The audio version of this post can be found here.
Mr. Fortuna and I started our money journey back in 2013. At that time, we had:
- Two cars
- An $800 car payment (“but it was only 2% interest!”)
- A $1000 mortgage on a crappy, upside-down out-of-state rental property whose rent “almost” covered the mortgage – if it was occupied
- 1.75 jobs
- No budget
- Separate finances (not on purpose, just by default)
- No real communication around money
We were winging it, and things were fine, until they weren’t. Mr. Fortuna was really stressed about our money. He had the full-time job (active duty military), and because we weren’t talking about money, he was also shouldering the full-time bills and all the responsibilities of paying and organizing them. Meanwhile, I had a couple of part-time jobs that covered my retail therapy urges – and the occasional shortfall on the crappy rental property – and no idea that some months were really tight. In short, I was a hot money mess, and I had no idea.
Seemingly out of nowhere, things would boil over into an argument about how we weren’t saving enough and were spending too much. (Mr. Fortuna is a lifelong saver; I am a cheerful spender who trusts blindly in the forces of providence and my own resourcefulness.)
Then, Mr. Fortuna deployed to Afghanistan for six months. While he was there, his parents told him that they’d started following this Dave Ramsey guy. Mr. Fortuna wanted to make sure his parents hadn’t gotten sucked into some Ponzi scheme, so he started listening to Dave Ramsey, too. He got really into it – in Ramsey parlance, he’s the “nerd” in the family. And one day, he liquidated about $20,000 in stocks and paid off our car loan in full, without mentioning it to me.
(He has since acknowledged that this would have been good to discuss first.)

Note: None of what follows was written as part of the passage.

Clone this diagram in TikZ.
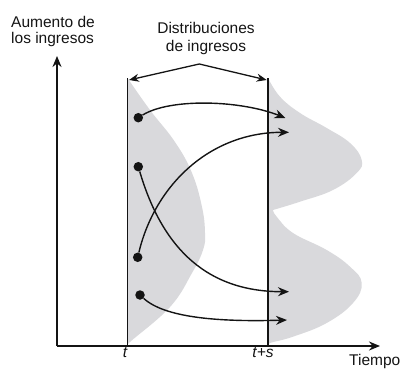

I was a little shocked that he’d taken $20K of what I thought of as our “savings” and doused our debt. After a healthy debate, I begrudgingly started listening to Dave Ramsey, too. (Mostly to make sure my husband hadn’t lost his mind.) Although it took some doing to get me, the “free spirit,” fully on board with making a budget, we eventually joined Mint and started figuring out how to handle our money together.
Thanks to Dave Ramsey’s straightforward rules (and my weakness for call-in advice shows), we got really into this stuff. We finally had a common framework for making money decisions, which ended the money fights. I don’t agree with Dave on a lot of things, but his Baby Steps work. We nuked all of our debts and sold the rental property at a loss before our first kid arrived. We put 50% down on a new house and paid off our 15-year fixed-rate mortgage in four years. Now, we save enthusiastically, give generously, and spend without stress on things that bring us joy.
I became a Master Financial Coach because I want you to have what I have: financial empowerment and the freedom to make choices aligned with your values instead of your billing cycles. I know your situation doesn’t look exactly – or anything – like ours. But I’m here to meet you where you are, today, with the guidance and support that can get you to a life of financial freedom, power, and dignity. You deserve it. And it starts with the basics.